To protect all the constants, we can return True from the configuration callback:

class Config(omvll.ObfuscationConfig):
    def obfuscate_constants(_, __, func: omvll.Function):
        if "init_context_all" in func.demangled_name:
            return True
        return False

And False for none of them. As a result, here are the differences before and after enabling the pass:

We might also want to only protect a subset of constants. In that case, we can return a lower limit for which only the constants above this limit will be obfuscated:

class Config(omvll.ObfuscationConfig):
    def obfuscate_constants(_, __, func: omvll.Function):
        if "init_context_all" in func.demangled_name:
            # Obfuscate the constants that are greater (strict) than 3
            return omvll.OpaqueConstantsLowerLimit(3)
        return False

With such a configuration, the constants below or equal to 3 are not obfuscated:

Finally, the function can also return a list of constants that must be obfuscated:

class Config(omvll.ObfuscationConfig):
    def obfuscate_constants(_, __, func: omvll.Function):
        if "init_context_all" in func.demangled_name:
            # Only obfuscate the constants that are in this list
            return [0x510E527F, 0x9B05688C, 0x1F83D9AB, 0x5BE0CD19]
        return False

Implementation

This pass works by iterating over all the instruction’s operands and by checking if it is a constant:

for (Function& F : M) {
  for (BasicBlock& BB : F) {
    for (Instruction& I : BB) {
      for (Use& Op : I.operands()) {
        if (auto* CI = dyn_cast<ConstantInt>(Op)) {
          Process(I, Op, *CI, opt);
} } } } }

Upon a constant, the pass generates the same constant under an opaque form:

Opaque Zero

The pass generates an opaque zero value as follows:

0 == MBA(X ^ Y)        - (X ^ Y)
0 == (X | Y) - (X & Y) - (X ^ Y)
Opaque One

Opaque 1 leverages the fact that the stack is aligned, which means that the lower bits are set to 0:

LSB = LSB(stack address)
Odd = random_odd()

1 == (LSB + Odd) % 2
Opaque Value

To obfuscate a random constant that is not 0 or 1, the pass randomly splits the constant in two parts:

uint64_t Val = CST; // <--- To protect

uint8_t Split = random(1, min(255, Val));

uint64_t LHS = Val - Split; // Part 1
uint64_t RHS = Split;       // Part 2

Then, the pass generates IR instructions to reconstruct the original value. This reconstruction is essentially an addition between LHS and RHS, and it uses two intermediate variables to prevent constant propagation optimizations:

  1. __omvll_opaque_gv
  2. __omvll_opaque_stack_allocated

The pass also adds an opaque zero using the lower bits of the stack address.
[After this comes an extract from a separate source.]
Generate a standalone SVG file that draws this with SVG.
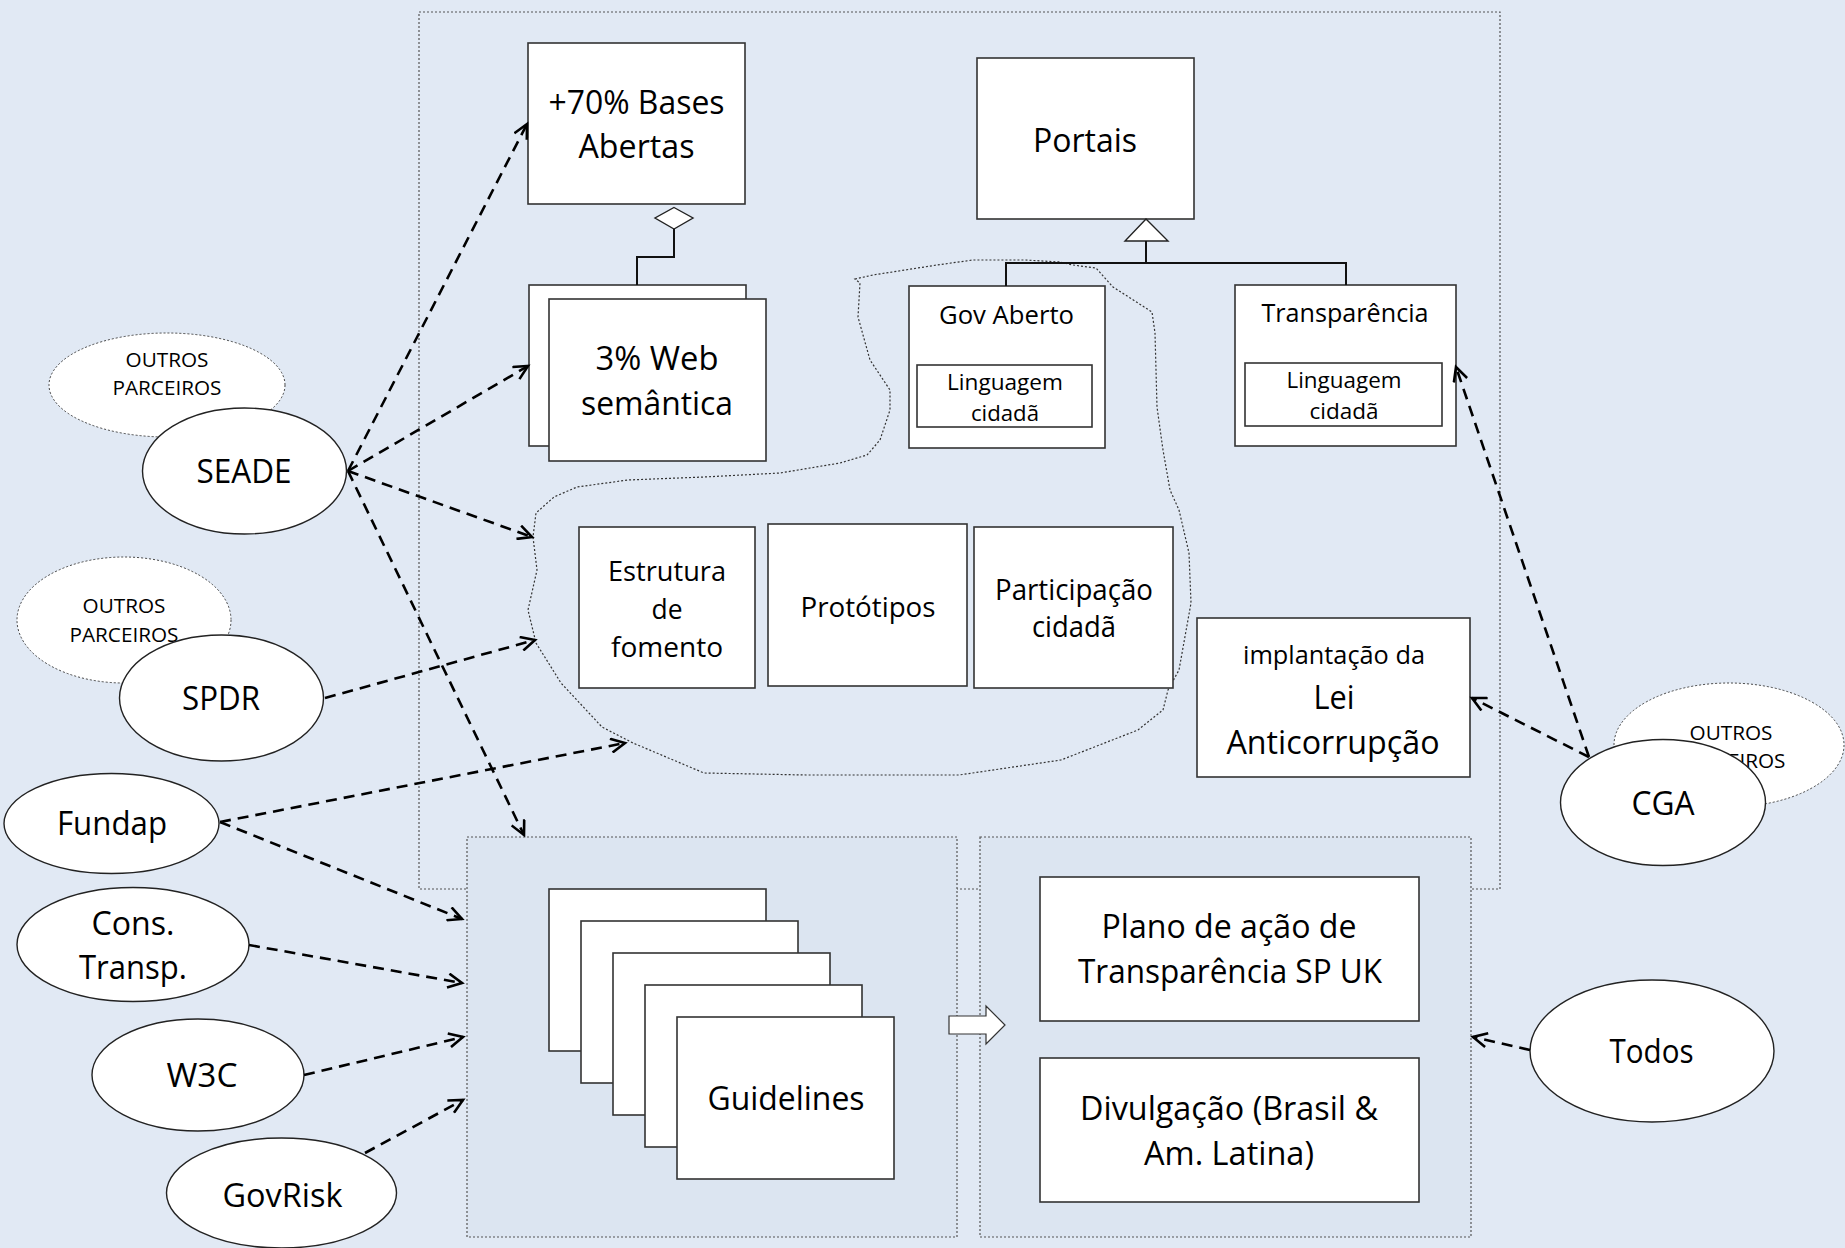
<svg xmlns="http://www.w3.org/2000/svg" width="1845" height="1248" viewBox="0 0 1845 1248">
<defs>
<style>
.box{fill:#fff;stroke:#333;stroke-width:1.6}
.actor{fill:#fff;stroke:#222;stroke-width:1.4}
.other{fill:#fff;stroke:#444;stroke-width:1;stroke-dasharray:2 2}
.frame{fill:none;stroke:#555;stroke-width:1.2;stroke-dasharray:2 2}
.cont{fill:#DCE5F1;stroke:#555;stroke-width:1.2;stroke-dasharray:2 2}
.cloud{fill:none;stroke:#333;stroke-width:1.2;stroke-dasharray:2 2}
.rel{fill:none;stroke:#111;stroke-width:2}
.dep{fill:none;stroke:#000;stroke-width:2.6;stroke-dasharray:11 7;marker-end:url(#open)}
text{font-family:"Open Sans","Liberation Sans",sans-serif;fill:#000;text-anchor:middle}
</style>
<marker id="open" markerUnits="userSpaceOnUse" markerWidth="20" markerHeight="16" refX="15" refY="8" orient="auto" viewBox="0 0 20 16">
<path d="M1,1 L15,8 L1,15" fill="none" stroke="#000" stroke-width="2.6" stroke-dasharray="none"/>
</marker>
</defs>
<rect x="0" y="0" width="1845" height="1248" fill="#E1E9F4"/>
<rect id="frame" class="frame" x="419" y="12" width="1081" height="877"/>
<path id="cloud" class="cloud" d="M855,279 L873,275 L937,265 L973,260 L1025,260 L1060,262 L1073,265 L1096,268 L1113,287 L1152,312 L1155,333 L1157,407 L1163,450 L1170,490 L1179,510 L1189,553 L1191,603 L1179,670 L1168,690 L1163,710 L1138,730 L1061,760 L959,775 L806,775 L704,773 L633,743 L602,727 L561,683 L536,643 L528,610 L537,570 L533,537 L536,513 L554,497 L577,487 L628,480 L704,477 L780,473 L840,463 L867,455 L880,440 L890,410 L890,390 L870,360 L858,317 L860,283 Z"/>
<g id="guidelines-container"><rect class="cont" x="467" y="837" width="490" height="400"/></g>
<g id="plano-container"><rect class="cont" x="980" y="837" width="491" height="400"/></g>

<g id="bases"><rect class="box" x="528" y="43" width="217" height="161"/><text font-size="32" x="636.5" y="114" textLength="176" lengthAdjust="spacingAndGlyphs">+70% Bases</text><text font-size="32" x="636.5" y="158" textLength="116" lengthAdjust="spacingAndGlyphs">Abertas</text></g>
<g id="web-semantica"><rect class="box" x="529" y="285" width="217" height="161"/><rect class="box" x="549" y="299" width="217" height="162"/><text font-size="32" x="657" y="370" textLength="123" lengthAdjust="spacingAndGlyphs">3% Web</text><text font-size="32" x="657" y="415" textLength="152" lengthAdjust="spacingAndGlyphs">semântica</text></g>
<g id="portais"><rect class="box" x="977" y="58" width="217" height="161"/><text font-size="33" x="1085" y="152" textLength="104" lengthAdjust="spacingAndGlyphs">Portais</text></g>
<g id="gov-aberto"><rect class="box" x="909" y="286" width="196" height="162"/><text font-size="26" x="1006.5" y="324" textLength="135" lengthAdjust="spacingAndGlyphs">Gov Aberto</text><rect class="box" x="917" y="365" width="175" height="62"/><text font-size="22" x="1005" y="390" textLength="116" lengthAdjust="spacingAndGlyphs">Linguagem</text><text font-size="22" x="1005" y="421" textLength="68" lengthAdjust="spacingAndGlyphs">cidadã</text></g>
<g id="transparencia"><rect class="box" x="1235" y="285" width="221" height="161"/><text font-size="25" x="1345" y="322" textLength="167" lengthAdjust="spacingAndGlyphs">Transparência</text><rect class="box" x="1245" y="363" width="197" height="63"/><text font-size="22" x="1344" y="388" textLength="115" lengthAdjust="spacingAndGlyphs">Linguagem</text><text font-size="22" x="1344" y="419" textLength="69" lengthAdjust="spacingAndGlyphs">cidadã</text></g>
<g id="estrutura"><rect class="box" x="579" y="527" width="176" height="161"/><text font-size="28" x="667" y="581" textLength="118" lengthAdjust="spacingAndGlyphs">Estrutura</text><text font-size="28" x="667" y="619" textLength="31" lengthAdjust="spacingAndGlyphs">de</text><text font-size="28" x="667" y="657" textLength="112" lengthAdjust="spacingAndGlyphs">fomento</text></g>
<g id="prototipos"><rect class="box" x="768" y="524" width="199" height="162"/><text font-size="28" x="868" y="617" textLength="135" lengthAdjust="spacingAndGlyphs">Protótipos</text></g>
<g id="participacao"><rect class="box" x="974" y="527" width="199" height="161"/><text font-size="29" x="1074" y="600" textLength="158" lengthAdjust="spacingAndGlyphs">Participação</text><text font-size="29" x="1074" y="637" textLength="84" lengthAdjust="spacingAndGlyphs">cidadã</text></g>
<g id="lei"><rect class="box" x="1197" y="618" width="273" height="159"/><text font-size="25" x="1334" y="664" textLength="182" lengthAdjust="spacingAndGlyphs">implantação da</text><text font-size="32" x="1334" y="709" textLength="41" lengthAdjust="spacingAndGlyphs">Lei</text><text font-size="32" x="1333" y="754" textLength="213" lengthAdjust="spacingAndGlyphs">Anticorrupção</text></g>
<g id="guidelines">
<rect class="box" x="549" y="889" width="217" height="162"/>
<rect class="box" x="581" y="921" width="217" height="162"/>
<rect class="box" x="613" y="953" width="217" height="162"/>
<rect class="box" x="645" y="985" width="217" height="162"/>
<rect class="box" x="677" y="1017" width="217" height="162"/><text font-size="32" x="786" y="1110" textLength="157" lengthAdjust="spacingAndGlyphs">Guidelines</text>
</g>
<g id="plano"><rect class="box" x="1040" y="877" width="379" height="144"/><text font-size="32" x="1229" y="938" textLength="255" lengthAdjust="spacingAndGlyphs">Plano de ação de</text><text font-size="32" x="1230" y="983" textLength="304" lengthAdjust="spacingAndGlyphs">Transparência SP UK</text></g>
<g id="divulgacao"><rect class="box" x="1040" y="1058" width="379" height="144"/><text font-size="32" x="1229" y="1120" textLength="298" lengthAdjust="spacingAndGlyphs">Divulgação (Brasil &amp;</text><text font-size="32" x="1229" y="1165" textLength="170" lengthAdjust="spacingAndGlyphs">Am. Latina)</text></g>

<g id="outros1"><ellipse class="other" cx="167" cy="385" rx="118" ry="52"/><text font-size="20.5" x="167" y="367" textLength="83" lengthAdjust="spacingAndGlyphs">OUTROS</text><text font-size="20.5" x="167" y="395" textLength="109" lengthAdjust="spacingAndGlyphs">PARCEIROS</text></g>
<g id="outros2"><ellipse class="other" cx="124" cy="620" rx="107" ry="63"/><text font-size="20.5" x="124" y="613" textLength="83" lengthAdjust="spacingAndGlyphs">OUTROS</text><text font-size="20.5" x="124" y="642" textLength="109" lengthAdjust="spacingAndGlyphs">PARCEIROS</text></g>
<g id="outros3"><ellipse class="other" cx="1729" cy="745" rx="115" ry="62"/><text font-size="20.5" x="1731" y="740" textLength="83" lengthAdjust="spacingAndGlyphs">OUTROS</text><text font-size="20.5" x="1731" y="768" textLength="109" lengthAdjust="spacingAndGlyphs">PARCEIROS</text></g>
<g id="seade"><ellipse class="actor" cx="244.5" cy="471" rx="102" ry="63"/><text font-size="33" x="244" y="483" textLength="95" lengthAdjust="spacingAndGlyphs">SEADE</text></g>
<g id="spdr"><ellipse class="actor" cx="221.5" cy="698" rx="102" ry="63"/><text font-size="32.5" x="221" y="710" textLength="78" lengthAdjust="spacingAndGlyphs">SPDR</text></g>
<g id="fundap"><ellipse class="actor" cx="111.5" cy="823.5" rx="107.5" ry="50"/><text font-size="32" x="112" y="835" textLength="110" lengthAdjust="spacingAndGlyphs">Fundap</text></g>
<g id="cons"><ellipse class="actor" cx="133" cy="944.5" rx="116" ry="57"/><text font-size="32" x="133" y="935" textLength="83" lengthAdjust="spacingAndGlyphs">Cons.</text><text font-size="32" x="133" y="979" textLength="108" lengthAdjust="spacingAndGlyphs">Transp.</text></g>
<g id="w3c"><ellipse class="actor" cx="198" cy="1075" rx="106" ry="56"/><text font-size="32.5" x="202" y="1087" textLength="71" lengthAdjust="spacingAndGlyphs">W3C</text></g>
<g id="govrisk"><ellipse class="actor" cx="281.5" cy="1193" rx="115" ry="55"/><text font-size="32" x="282.5" y="1207" textLength="120" lengthAdjust="spacingAndGlyphs">GovRisk</text></g>
<g id="cga"><ellipse class="actor" cx="1663" cy="802.5" rx="102.5" ry="63"/><text font-size="32.5" x="1663" y="815" textLength="63" lengthAdjust="spacingAndGlyphs">CGA</text></g>
<g id="todos"><ellipse class="actor" cx="1652" cy="1051" rx="122" ry="71"/><text font-size="32.5" x="1651.5" y="1063" textLength="84" lengthAdjust="spacingAndGlyphs">Todos</text></g>

<g id="connectors">
<polygon points="674,207.5 693,218 674,229 655,218" fill="#fff" stroke="#222" stroke-width="1.4"/>
<polyline class="rel" points="674,229 674,257 637,257 637,285"/>
<polygon points="1146,219 1168,241 1125,241" fill="#fff" stroke="#222" stroke-width="1.4"/>
<polyline class="rel" points="1146,241 1146,263"/>
<polyline class="rel" points="1006,286 1006,263 1346,263 1346,285"/>
<polygon points="949,1016 986,1016 986,1006 1005,1025 986,1044 986,1034 949,1034" fill="#fff" stroke="#333" stroke-width="1.2"/>
<line class="dep" x1="348" y1="471" x2="527" y2="124"/>
<line class="dep" x1="348" y1="471" x2="528" y2="366"/>
<line class="dep" x1="348" y1="471" x2="532" y2="537"/>
<line class="dep" x1="348" y1="471" x2="524" y2="835"/>
<line class="dep" x1="325" y1="698" x2="535" y2="640"/>
<line class="dep" x1="220" y1="822" x2="625" y2="743"/>
<line class="dep" x1="220" y1="822" x2="462" y2="919"/>
<line class="dep" x1="249" y1="945" x2="462" y2="983"/>
<line class="dep" x1="304" y1="1075" x2="463" y2="1037"/>
<line class="dep" x1="365" y1="1153" x2="463" y2="1100"/>
<line class="dep" x1="1589" y1="757" x2="1456" y2="367"/>
<line class="dep" x1="1589" y1="757" x2="1472" y2="698"/>
<line class="dep" x1="1530" y1="1050" x2="1473" y2="1037"/>
</g>
</svg>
In the end, the transformation of the constant looks like this:

static uint64_t __omvll_opaque_gv;

void function() {
  uint64_t __omvll_opaque_stack_allocated;
  __omvll_opaque_gv              = LHS;
  __omvll_opaque_stack_allocated = RHS;

  __omvll_opaque_gv              += OpaqueZero(0);
  __omvll_opaque_stack_allocated += OpaqueZero(0);

  // The original value:
  uint64_t Val = __omvll_opaque_gv + __omvll_opaque_stack_allocated;
}

Limitations

In its current form, the opaque values are generated with the same transformation. Hence, if an attacker manages to automate the deobfuscation, the attack scales easily.

If the reverse engineering tools (IDA, BinaryNinja, …) introduce assumption about lower bits of the stack, it could also threaten the pass.